• **Work required**:
Repeat all of the material below exactly as written, images excluded.

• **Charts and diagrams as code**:
— Start —

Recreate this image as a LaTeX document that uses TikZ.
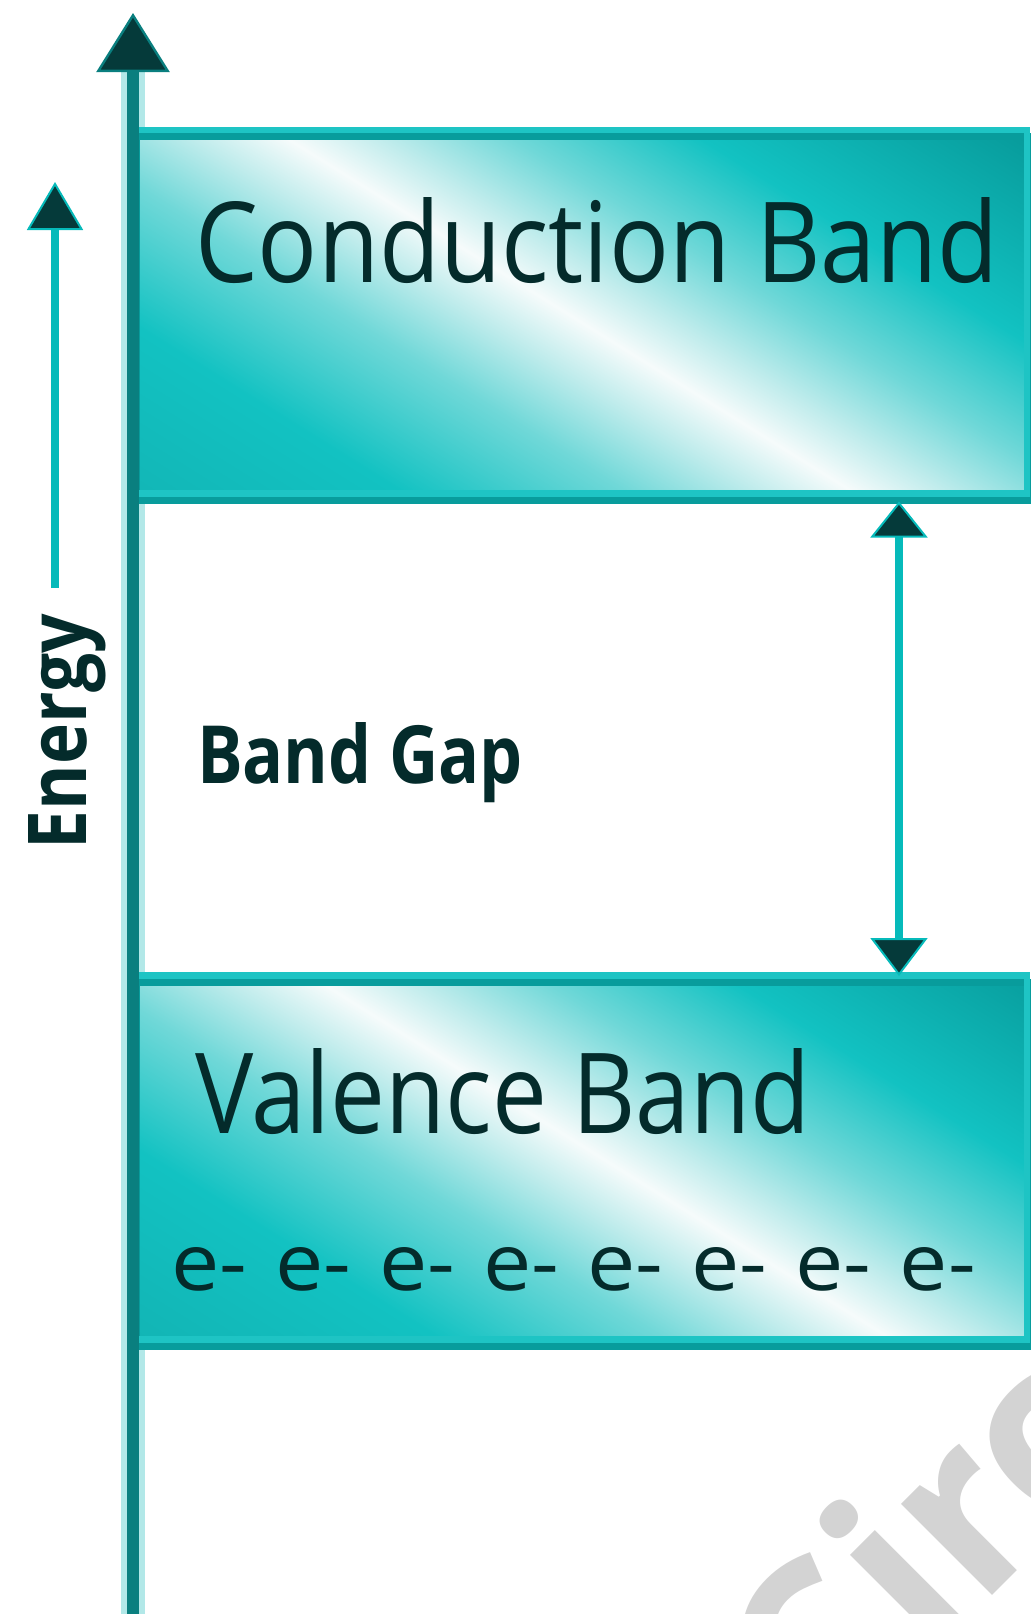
\documentclass[tikz,border=0pt]{standalone}
\usepackage{fontspec}
\setmainfont{Open Sans}
\usepackage{graphicx}
\usetikzlibrary{arrows.meta,calc}

% palette
\definecolor{inkTeal}{HTML}{042B2B}
\definecolor{headTeal}{HTML}{053A3A}
\definecolor{axisTeal}{HTML}{0A7F7F}
\definecolor{haloTeal}{HTML}{B2E8E8}
\definecolor{brightTeal}{HTML}{06BABA}
\definecolor{edgeLight}{HTML}{1EC4C4}
\definecolor{edgeDark}{HTML}{089C9C}
\definecolor{markGray}{HTML}{D3D3D3}
% band sheen stops
\definecolor{bandLL}{HTML}{12B5B5}
\definecolor{bandMid}{HTML}{12C2C2}
\definecolor{bandSoft}{HTML}{70D8D8}
\definecolor{bandPale}{HTML}{C0ECEC}
\definecolor{bandGlow}{HTML}{F6FBFB}
\definecolor{bandUR}{HTML}{079A9A}

% diagonal glossy sheen across a band
\pgfdeclarehorizontalshading{bandsheen}{100bp}{%
  color(0bp)=(bandLL); color(30bp)=(bandLL); color(38bp)=(bandMid);
  color(44bp)=(bandSoft); color(47.5bp)=(bandPale); color(50bp)=(bandGlow);
  color(52.5bp)=(bandPale); color(56bp)=(bandSoft); color(61bp)=(bandMid);
  color(70bp)=(bandUR); color(100bp)=(bandUR)}

\tikzset{
  bandbox/.style={rectangle, inner sep=0pt, outer sep=0pt, draw=none,
    minimum width=445.5pt},
  sheen/.style={path picture={
      \shade[shading=bandsheen, shading angle=58]
        ($(path picture bounding box.center)+(#1)$) ++(-500,-500) rectangle ++(1000,1000);}},
  rimLight/.style={draw=edgeLight, line width=3.25pt},
  rimDark/.style={draw=edgeDark, line width=3.5pt},
  lbl/.style={inner sep=0pt, outer sep=0pt, text=inkTeal},
  axisline/.style={draw=axisTeal, line width=6pt,
    -{Triangle[length=29.5pt, width=36.5pt, fill=headTeal, color=axisTeal, line width=1.2pt]}},
  thinarrow/.style={draw=brightTeal, line width=4pt},
}

\begin{document}
\begin{tikzpicture}[x=0.5pt, y=-0.5pt]
  \useasboundingbox (0,0) rectangle (1030,1614);

  % faint watermark lettering running out of the lower corner
  \node[inner sep=0pt, text=markGray, rotate=45, anchor=base west,
        font=\bfseries\fontsize{118pt}{118pt}\selectfont] (mark) at (822,1766) {Circuit Globe};

  % axis coordinates
  \coordinate (axisBot) at (133,1614);
  \coordinate (axisNeck) at (133,72);
  \coordinate (axisTop) at (133,13);

  % soft halo round the axis
  \draw[haloTeal, line width=12pt] (axisBot) -- (axisNeck);

  % conduction and valence bands
  \node[bandbox, minimum height=181.75pt, sheen={-12,3}] (cond) at (581.5,311.75) {};
  \node[bandbox, minimum height=182pt, sheen={26,4}] (val) at (581.5,1157.5) {};

  \foreach \b in {cond,val}{
    \draw[rimDark] ($(\b.north west)+(0,6.5)$) rectangle ($(\b.south east)+(0,6.5)$);
    \draw[rimLight] (\b.north west) rectangle (\b.south east);
  }

  % energy axis
  \draw[axisline] (axisBot) -- (axisTop);

  % labels
  \node[lbl, anchor=base west] (condlbl) at (195,282)
    {\resizebox{401.5pt}{42.5pt}{Conduction Band}};
  \node[lbl, anchor=base west] (gaplbl) at (197,783)
    {\resizebox{163pt}{30.5pt}{\bfseries Band Gap}};
  \node[lbl, anchor=base west] (vallbl) at (195,1133)
    {\resizebox{307.5pt}{42.5pt}{Valence Band}};
  \foreach \k in {0,...,7}
    \node[lbl, anchor=base west] (el\k) at ({171+104.1*\k},1290)
      {\resizebox{38pt}{21.5pt}{e-}};
  \node[lbl, rotate=90, anchor=base west] (energy) at (86,849)
    {\resizebox{117.5pt}{29pt}{\bfseries Energy}};

  % band gap double arrow
  \coordinate (gapx) at (899,0);
  \coordinate (gapHi) at ($(cond.south -| gapx)+(0,8)$);
  \coordinate (gapLo) at ($(val.north -| gapx)+(0,0.5)$);
  \draw[thinarrow,
    {Triangle[length=18pt, width=28.5pt, fill=headTeal, color=brightTeal, line width=1pt]}-{Triangle[length=19pt, width=28.5pt, fill=headTeal, color=brightTeal, line width=1pt]}]
    (gapHi) -- (gapLo);

  % small energy arrow beside the axis
  \coordinate (enTail) at (55,588);
  \coordinate (enTip) at (55,182);
  \draw[thinarrow, line width=3.75pt,
    -{Triangle[length=24pt, width=28pt, fill=headTeal, color=brightTeal, line width=1pt]}]
    (enTail) -- (enTip);
\end{tikzpicture}
\end{document}
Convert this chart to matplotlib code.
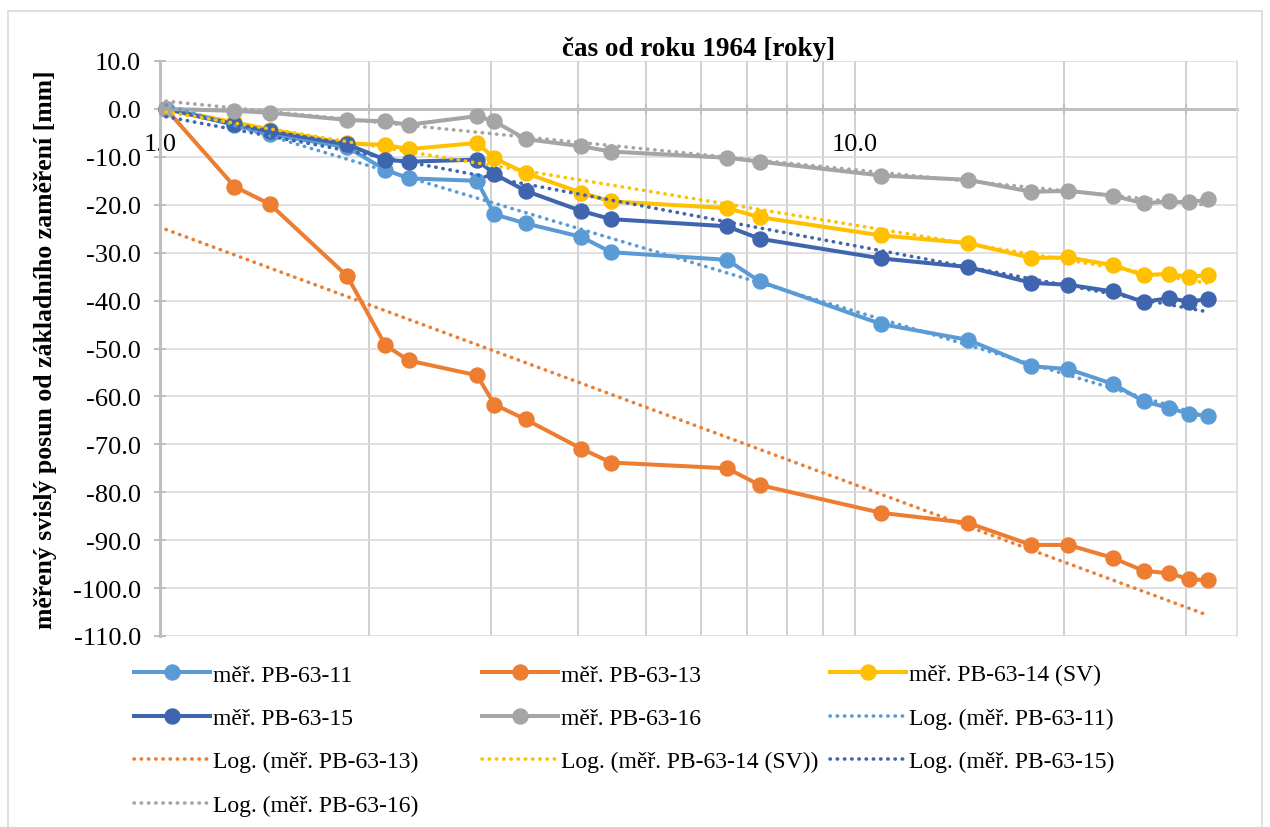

— End —

• **Finished answer**:
Recreate this image as a LaTeX document that uses TikZ.
\documentclass[tikz,border=0pt]{standalone}
\usepackage{fontspec}
\setmainfont{Open Sans}
\usepackage{graphicx}
\usetikzlibrary{arrows.meta,calc}

% palette
\definecolor{inkTeal}{HTML}{042B2B}
\definecolor{headTeal}{HTML}{053A3A}
\definecolor{axisTeal}{HTML}{0A7F7F}
\definecolor{haloTeal}{HTML}{B2E8E8}
\definecolor{brightTeal}{HTML}{06BABA}
\definecolor{edgeLight}{HTML}{1EC4C4}
\definecolor{edgeDark}{HTML}{089C9C}
\definecolor{markGray}{HTML}{D3D3D3}
% band sheen stops
\definecolor{bandLL}{HTML}{12B5B5}
\definecolor{bandMid}{HTML}{12C2C2}
\definecolor{bandSoft}{HTML}{70D8D8}
\definecolor{bandPale}{HTML}{C0ECEC}
\definecolor{bandGlow}{HTML}{F6FBFB}
\definecolor{bandUR}{HTML}{079A9A}

% diagonal glossy sheen across a band
\pgfdeclarehorizontalshading{bandsheen}{100bp}{%
  color(0bp)=(bandLL); color(30bp)=(bandLL); color(38bp)=(bandMid);
  color(44bp)=(bandSoft); color(47.5bp)=(bandPale); color(50bp)=(bandGlow);
  color(52.5bp)=(bandPale); color(56bp)=(bandSoft); color(61bp)=(bandMid);
  color(70bp)=(bandUR); color(100bp)=(bandUR)}

\tikzset{
  bandbox/.style={rectangle, inner sep=0pt, outer sep=0pt, draw=none,
    minimum width=445.5pt},
  sheen/.style={path picture={
      \shade[shading=bandsheen, shading angle=58]
        ($(path picture bounding box.center)+(#1)$) ++(-500,-500) rectangle ++(1000,1000);}},
  rimLight/.style={draw=edgeLight, line width=3.25pt},
  rimDark/.style={draw=edgeDark, line width=3.5pt},
  lbl/.style={inner sep=0pt, outer sep=0pt, text=inkTeal},
  axisline/.style={draw=axisTeal, line width=6pt,
    -{Triangle[length=29.5pt, width=36.5pt, fill=headTeal, color=axisTeal, line width=1.2pt]}},
  thinarrow/.style={draw=brightTeal, line width=4pt},
}

\begin{document}
\begin{tikzpicture}[x=0.5pt, y=-0.5pt]
  \useasboundingbox (0,0) rectangle (1030,1614);

  % faint watermark lettering running out of the lower corner
  \node[inner sep=0pt, text=markGray, rotate=45, anchor=base west,
        font=\bfseries\fontsize{118pt}{118pt}\selectfont] (mark) at (822,1766) {Circuit Globe};

  % axis coordinates
  \coordinate (axisBot) at (133,1614);
  \coordinate (axisNeck) at (133,72);
  \coordinate (axisTop) at (133,13);

  % soft halo round the axis
  \draw[haloTeal, line width=12pt] (axisBot) -- (axisNeck);

  % conduction and valence bands
  \node[bandbox, minimum height=181.75pt, sheen={-12,3}] (cond) at (581.5,311.75) {};
  \node[bandbox, minimum height=182pt, sheen={26,4}] (val) at (581.5,1157.5) {};

  \foreach \b in {cond,val}{
    \draw[rimDark] ($(\b.north west)+(0,6.5)$) rectangle ($(\b.south east)+(0,6.5)$);
    \draw[rimLight] (\b.north west) rectangle (\b.south east);
  }

  % energy axis
  \draw[axisline] (axisBot) -- (axisTop);

  % labels
  \node[lbl, anchor=base west] (condlbl) at (195,282)
    {\resizebox{401.5pt}{42.5pt}{Conduction Band}};
  \node[lbl, anchor=base west] (gaplbl) at (197,783)
    {\resizebox{163pt}{30.5pt}{\bfseries Band Gap}};
  \node[lbl, anchor=base west] (vallbl) at (195,1133)
    {\resizebox{307.5pt}{42.5pt}{Valence Band}};
  \foreach \k in {0,...,7}
    \node[lbl, anchor=base west] (el\k) at ({171+104.1*\k},1290)
      {\resizebox{38pt}{21.5pt}{e-}};
  \node[lbl, rotate=90, anchor=base west] (energy) at (86,849)
    {\resizebox{117.5pt}{29pt}{\bfseries Energy}};

  % band gap double arrow
  \coordinate (gapx) at (899,0);
  \coordinate (gapHi) at ($(cond.south -| gapx)+(0,8)$);
  \coordinate (gapLo) at ($(val.north -| gapx)+(0,0.5)$);
  \draw[thinarrow,
    {Triangle[length=18pt, width=28.5pt, fill=headTeal, color=brightTeal, line width=1pt]}-{Triangle[length=19pt, width=28.5pt, fill=headTeal, color=brightTeal, line width=1pt]}]
    (gapHi) -- (gapLo);

  % small energy arrow beside the axis
  \coordinate (enTail) at (55,588);
  \coordinate (enTip) at (55,182);
  \draw[thinarrow, line width=3.75pt,
    -{Triangle[length=24pt, width=28pt, fill=headTeal, color=brightTeal, line width=1pt]}]
    (enTail) -- (enTip);
\end{tikzpicture}
\end{document}
Convert this chart to matplotlib code.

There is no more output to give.